TASK DETAILS: Leave out every picture, then transcribe the rest of the listing exactly.

RECORDED DATA:
===

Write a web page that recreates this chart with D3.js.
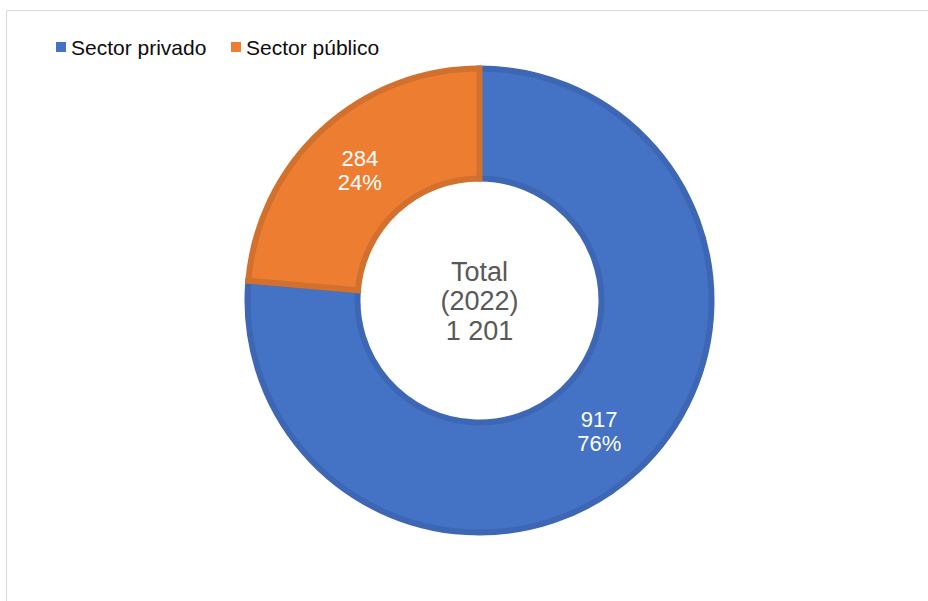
<!DOCTYPE html>
<html>
<head>
<meta charset="utf-8">
<script src="https://cdn.jsdelivr.net/npm/d3@7"></script>
<style>
    body { margin: 0; background: #fff; }
    svg { display: block; font-family: "Liberation Sans", Arial, sans-serif; }
</style>
</head>
<body>
<div id="chart"></div>
<script>
// data
var categories = ["Sector privado", "Sector público"];
var values = [917, 284];
var percents = ["76%", "24%"];
var centerLines = ["Total", "(2022)", "1 201"];

var colors = ["#4472c4", "#ed7d31"];
var strokes = ["#3d67b5", "#d2702d"];

var width = 928, height = 601;

var svg = d3.select("#chart")
    .append("svg")
    .attr("width", width)
    .attr("height", height);

// frame
svg.append("path")
    .attr("d", "M6.5," + height + "V10.5H" + width)
    .attr("fill", "none")
    .attr("stroke", "#d9d9d9")
    .attr("stroke-width", 1);

var cx = 479.5, cy = 300.5;
var outerR = 235, innerR = 119;

var g = svg.append("g")
    .attr("transform", "translate(" + cx + "," + cy + ")");

var pie = d3.pie().sort(null).value(function (d) { return d; });
var arc = d3.arc().innerRadius(innerR + 3).outerRadius(outerR - 3);
var labelArc = d3.arc().innerRadius((innerR + outerR) / 2).outerRadius((innerR + outerR) / 2);

var arcs = pie(values);

g.selectAll(".slice")
    .data(arcs)
    .enter().append("path")
    .attr("class", "slice")
    .attr("d", arc)
    .attr("fill", function (d, i) { return colors[i]; })
    .attr("stroke", function (d, i) { return strokes[i]; })
    .attr("stroke-width", 6)
    .attr("stroke-linejoin", "miter");

// slice labels
var labels = g.selectAll(".lbl")
    .data(arcs)
    .enter().append("text")
    .attr("class", "lbl")
    .attr("transform", function (d) { return "translate(" + labelArc.centroid(d) + ")"; })
    .attr("text-anchor", "middle")
    .attr("fill", "#ffffff")
    .style("font-size", "22px");

labels.append("tspan")
    .attr("x", 0)
    .attr("y", -4)
    .text(function (d) { return d3.format(",")(d.data); });
labels.append("tspan")
    .attr("x", 0)
    .attr("y", 20)
    .text(function (d, i) { return percents[i]; });

// center text
g.append("text")
    .attr("text-anchor", "middle")
    .attr("fill", "#595959")
    .style("font-size", "27px")
    .selectAll("tspan")
    .data(centerLines)
    .enter().append("tspan")
    .attr("x", 0)
    .attr("y", function (d, i) { return -20 + i * 29.5; })
    .text(function (d) { return d; });

// legend
var legend = svg.append("g")
    .attr("transform", "translate(56,0)");

var offsets = [0, 175];
var item = legend.selectAll(".leg")
    .data(categories)
    .enter().append("g")
    .attr("class", "leg")
    .attr("transform", function (d, i) { return "translate(" + offsets[i] + ",0)"; });

item.append("rect")
    .attr("x", 0)
    .attr("y", 42)
    .attr("width", 10)
    .attr("height", 10)
    .attr("fill", function (d, i) { return colors[i]; });

item.append("text")
    .attr("x", 15)
    .attr("y", 54.5)
    .attr("fill", "#0d0d0d")
    .style("font-size", "21px")
    .text(function (d) { return d; });
</script>
</body>
</html>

===

CORRECT ANSWER:
Write a web page that recreates this chart with D3.js.
<!DOCTYPE html>
<html>
<head>
<meta charset="utf-8">
<script src="https://cdn.jsdelivr.net/npm/d3@7"></script>
<style>
    body { margin: 0; background: #fff; }
    svg { display: block; font-family: "Liberation Sans", Arial, sans-serif; }
</style>
</head>
<body>
<div id="chart"></div>
<script>
// data
var categories = ["Sector privado", "Sector público"];
var values = [917, 284];
var percents = ["76%", "24%"];
var centerLines = ["Total", "(2022)", "1 201"];

var colors = ["#4472c4", "#ed7d31"];
var strokes = ["#3d67b5", "#d2702d"];

var width = 928, height = 601;

var svg = d3.select("#chart")
    .append("svg")
    .attr("width", width)
    .attr("height", height);

// frame
svg.append("path")
    .attr("d", "M6.5," + height + "V10.5H" + width)
    .attr("fill", "none")
    .attr("stroke", "#d9d9d9")
    .attr("stroke-width", 1);

var cx = 479.5, cy = 300.5;
var outerR = 235, innerR = 119;

var g = svg.append("g")
    .attr("transform", "translate(" + cx + "," + cy + ")");

var pie = d3.pie().sort(null).value(function (d) { return d; });
var arc = d3.arc().innerRadius(innerR + 3).outerRadius(outerR - 3);
var labelArc = d3.arc().innerRadius((innerR + outerR) / 2).outerRadius((innerR + outerR) / 2);

var arcs = pie(values);

g.selectAll(".slice")
    .data(arcs)
    .enter().append("path")
    .attr("class", "slice")
    .attr("d", arc)
    .attr("fill", function (d, i) { return colors[i]; })
    .attr("stroke", function (d, i) { return strokes[i]; })
    .attr("stroke-width", 6)
    .attr("stroke-linejoin", "miter");

// slice labels
var labels = g.selectAll(".lbl")
    .data(arcs)
    .enter().append("text")
    .attr("class", "lbl")
    .attr("transform", function (d) { return "translate(" + labelArc.centroid(d) + ")"; })
    .attr("text-anchor", "middle")
    .attr("fill", "#ffffff")
    .style("font-size", "22px");

labels.append("tspan")
    .attr("x", 0)
    .attr("y", -4)
    .text(function (d) { return d3.format(",")(d.data); });
labels.append("tspan")
    .attr("x", 0)
    .attr("y", 20)
    .text(function (d, i) { return percents[i]; });

// center text
g.append("text")
    .attr("text-anchor", "middle")
    .attr("fill", "#595959")
    .style("font-size", "27px")
    .selectAll("tspan")
    .data(centerLines)
    .enter().append("tspan")
    .attr("x", 0)
    .attr("y", function (d, i) { return -20 + i * 29.5; })
    .text(function (d) { return d; });

// legend
var legend = svg.append("g")
    .attr("transform", "translate(56,0)");

var offsets = [0, 175];
var item = legend.selectAll(".leg")
    .data(categories)
    .enter().append("g")
    .attr("class", "leg")
    .attr("transform", function (d, i) { return "translate(" + offsets[i] + ",0)"; });

item.append("rect")
    .attr("x", 0)
    .attr("y", 42)
    .attr("width", 10)
    .attr("height", 10)
    .attr("fill", function (d, i) { return colors[i]; });

item.append("text")
    .attr("x", 15)
    .attr("y", 54.5)
    .attr("fill", "#0d0d0d")
    .style("font-size", "21px")
    .text(function (d) { return d; });
</script>
</body>
</html>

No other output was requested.